Option C — degraded service message. For chat features:
"Our AI assistant is temporarily unavailable. Your message has been queued and we'll respond shortly."
Then write to a queue; process when API is back.
Circuit breaker
For cascading failure prevention:
from circuitbreaker import circuit
@circuit(failure_threshold=5, recovery_timeout=60, expected_exception=Exception)
def llm_call(prompt: str) -> str:
return complete_resilient(prompt)
After 5 consecutive failures, circuit opens — subsequent calls fail immediately for 60 seconds. Prevents thundering herd when OpenAI is down.
After 60s, circuit half-opens — one test call; if it succeeds, full operation resumes.
Timeout discipline
Always set explicit timeouts:
openai.Completion.create(
model="text-davinci-003",
prompt=prompt,
timeout=30, # absolute max wait
)
Without timeout, a hung request blocks the worker indefinitely. Service degrades silently.
For streaming, set a longer timeout (60-120s) since responses can take that long; for batch jobs, shorter (10-20s).
Idempotency on retries
If a request retries after partial completion, you might be charged for both. OpenAI’s API is idempotent at the cost level: charges per actual API call. A retry that succeeds doesn’t double-charge for the failed call.

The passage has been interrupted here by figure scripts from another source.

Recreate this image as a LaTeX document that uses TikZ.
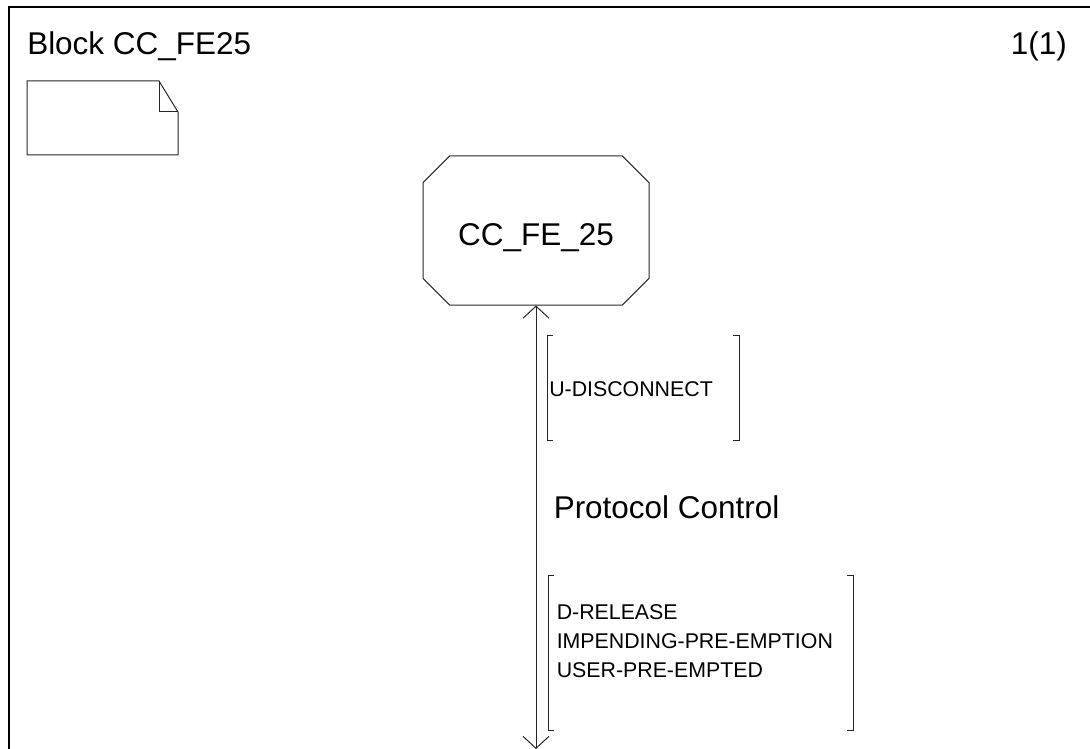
\documentclass[tikz,border=0pt]{standalone}
\usepackage{fontspec}
\setmainfont{Liberation Sans}
\usepackage{tikz}
\usetikzlibrary{arrows.meta,positioning,shapes.misc}
\tikzset{
  frameline/.style={draw=black,line width=1.3pt},
  thin/.style={draw=black!85,line width=0.75pt},
  process/.style={chamfered rectangle,chamfered rectangle xsep=10pt,
    chamfered rectangle ysep=10pt,draw=black!85,line width=0.75pt,
    minimum width=169.5pt,minimum height=111.75pt,inner sep=0pt,
    font=\fontsize{23.6}{28}\selectfont,text height=23pt,text depth=0pt},
  bigtext/.style={inner sep=0pt,font=\fontsize{23.6}{28}\selectfont},
  sigtext/.style={inner sep=0pt,align=left,font=\fontsize{16}{21.4}\selectfont},
  chan/.style={{Straight Barb[length=9pt,width=19.5pt]}-{Straight Barb[length=9pt,width=19.5pt]},
    draw=black!85,line width=0.75pt}
}

\begin{document}
\begin{tikzpicture}[x=0.75pt,y=-0.75pt]
\useasboundingbox (0,0) rectangle (1090,749);
% frame
\draw[frameline] (9,749) -- (9,7) -- (1090,7);
\node[bigtext,anchor=base west] (title) at (27,55) {Block CC\_FE25};
\node[bigtext,anchor=base east] (page) at (1067,55) {1(1)};
% comment symbol
\draw[thin] (27,81) -- (159,81) -- (178,112) -- (178,155) -- (27,155) -- cycle;
\draw[thin] (159,81) -- (159,112) -- (178,112);
% process and channel
\node[process] (cc) at (536,230.5) {CC\_FE\_25};
\coordinate (env) at (536,749);
\draw[chan] (cc.south) -- (env);
\node[bigtext,anchor=base west] (chname) at (553.5,518) {Protocol Control};
% signal lists
\node[sigtext,anchor=base west] (sigin) at (549,396) {U-DISCONNECT};
\draw[thin] (553,335) -- (547,335) -- (547,440) -- (553,440);
\draw[thin] (733,335) -- (739,335) -- (739,440) -- (733,440);
\node[sigtext,anchor=base west] (sigout) at (556.5,677)
  {D-RELEASE\\IMPENDING-PRE-EMPTION\\USER-PRE-EMPTED};
\draw[thin] (554,575) -- (548,575) -- (548,730) -- (554,730);
\draw[thin] (847,575) -- (853,575) -- (853,730) -- (847,730);
\end{tikzpicture}
\end{document}
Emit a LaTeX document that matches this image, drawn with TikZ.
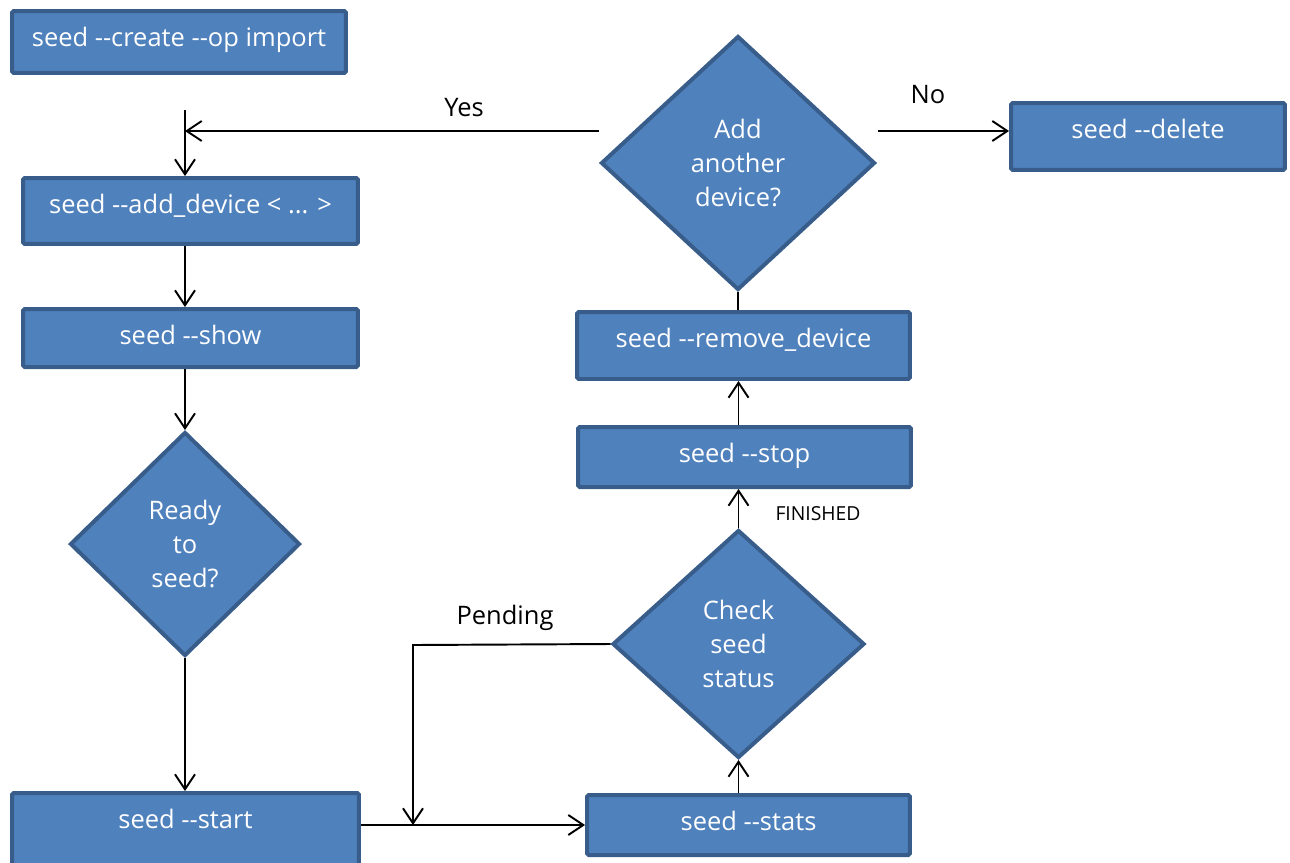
\documentclass[tikz,border=0pt]{standalone}
\usepackage{fontspec}
\setmainfont{Open Sans}
\usetikzlibrary{shapes.geometric,arrows.meta}

\definecolor{boxfill}{HTML}{4F81BD}
\definecolor{boxline}{HTML}{385D8A}

\begin{document}
\begin{tikzpicture}[x=0.02cm,y=-0.02cm,
    box/.style={rectangle,draw=boxline,fill=boxfill,line width=0.08cm,rounded corners=1pt,
        inner sep=0pt,text=white,text height=0.70cm,
        font=\fontsize{14.5pt}{19pt}\selectfont},
    decision/.style={diamond,draw=boxline,fill=boxfill,line width=0.08cm,inner sep=0pt,
        text=white,align=center,font=\fontsize{14.5pt}{19.5pt}\selectfont},
    arr/.style={-{Straight Barb[length=0.3cm,width=0.4cm]},line width=1.1pt},
    lbl/.style={font=\fontsize{14.5pt}{19pt}\selectfont}]
            \useasboundingbox (0,0) rectangle (1290,862);
            % boxes
            \node[box,minimum width=6.68cm,text depth=0.54cm] (create) at (179,42) {seed -{}-create -{}-op import};
            \node[box,minimum width=6.70cm,text depth=0.62cm] (add) at (190.5,211) {seed -{}-add\_device < ... >};
            \node[box,minimum width=6.70cm,text depth=0.46cm] (show) at (190.5,338) {seed -{}-show};
            \node[box,minimum width=6.94cm,text depth=0.82cm] (start) at (185.5,831) {seed -{}-start};
            \node[box,minimum width=6.46cm,text depth=0.50cm] (stats) at (748.5,825) {seed -{}-stats};
            \node[box,minimum width=6.66cm,text depth=0.50cm] (stop) at (744.5,457) {seed -{}-stop};
            \node[box,minimum width=6.66cm,text depth=0.64cm] (remove) at (743.5,345.5) {seed -{}-remove\_device};
            \node[box,minimum width=5.48cm,text depth=0.64cm] (delete) at (1148,136.5) {seed -{}-delete};
            % decisions
            \node[decision,minimum width=4.60cm,minimum height=4.48cm] (ready) at (185,544) {Ready\\to\\seed?};
            \node[decision,minimum width=5.04cm,minimum height=4.56cm] (check) at (738.5,644) {Check\\seed\\status};
            \node[decision,minimum width=5.48cm,minimum height=5.08cm] (another) at (738,163) {Add\\another\\device?};
            % free ends
            \coordinate (join) at (185,110);
            \coordinate (yes) at (599,131);
            \coordinate (no) at (878,131);
            \coordinate (pend) at (413,645);
            % connectors
            \draw[arr] (yes) -- (yes -| join);
            \draw[arr] (join) -- (join |- add.north);
            \draw[arr] (no) -- (no -| delete.west);
            \draw[arr] (add.south -| join) -- (show.north -| join);
            \draw[arr] (show.south -| ready.north) -- (ready.north);
            \draw[arr] (ready.south) -- (ready.south |- start.north);
            \draw[arr] (start.east |- stats.west) -- (stats.west);
            \draw[arr] (check.west) -- (pend) -- (pend |- stats.west);
            \draw[arr] (stats.north -| check.south) -- (check.south);
            \draw[arr] (check.north) -- (check.north |- stop.south);
            \draw[arr] (stop.north -| check.north) -- (remove.south -| check.north);
            \draw[line width=1.1pt] (remove.north -| another.south) -- (another.south);
            % labels
            \node[lbl] (yeslbl) at (464,108) {Yes};
            \node[lbl] (nolbl) at (928,95) {No};
            \node[lbl] (pendlbl) at (505,618) {Pending};
            \node[font=\fontsize{11pt}{13pt}\selectfont] (finlbl) at (818,514) {FINISHED};
        \end{tikzpicture}
\end{document}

For your app’s idempotency (don’t double-create records when retry hits): use an idempotency key:
def llm_then_save(prompt: str, key: str):
# Already done?
if r.exists(f"done:{key}"):
return get_cached_result(key)
result = complete(prompt)
save_result(key, result)
r.setex(f"done:{key}", 86400, "1")
return result
What to alert on
Three alerts I recommend:
- Sustained error rate > 10% over 5 min. Something’s wrong.
- Circuit breaker open for > 2 min. Fallback active; degraded.
- Auth errors at all. Misconfiguration.
All three should reach the on-call channel; only auth-error is page-worthy.
Common Pitfalls
Retrying on InvalidRequestError. Won’t fix; wastes time + money.
No timeout. Hung request blocks forever.
Fallback that quietly returns wrong data. Mark low-confidence; surface upstream.
Infinite retry. Always stop_after_attempt or max_attempts cap.
Circuit breaker per-instance, not shared. Across replicas, all 10 pods each retry their own 5x; effectively 50 retries. Use Redis-backed breaker if possible.
Logging full prompt + response on every error. Verbose; PII risk. Log identifiers + token counts.
Wrapping Up
Transient retry + fallback + circuit breaker + timeout = LLM integration that survives OpenAI’s bad days. Closes January. February theme: TypeScript dominance + Next.js architecture.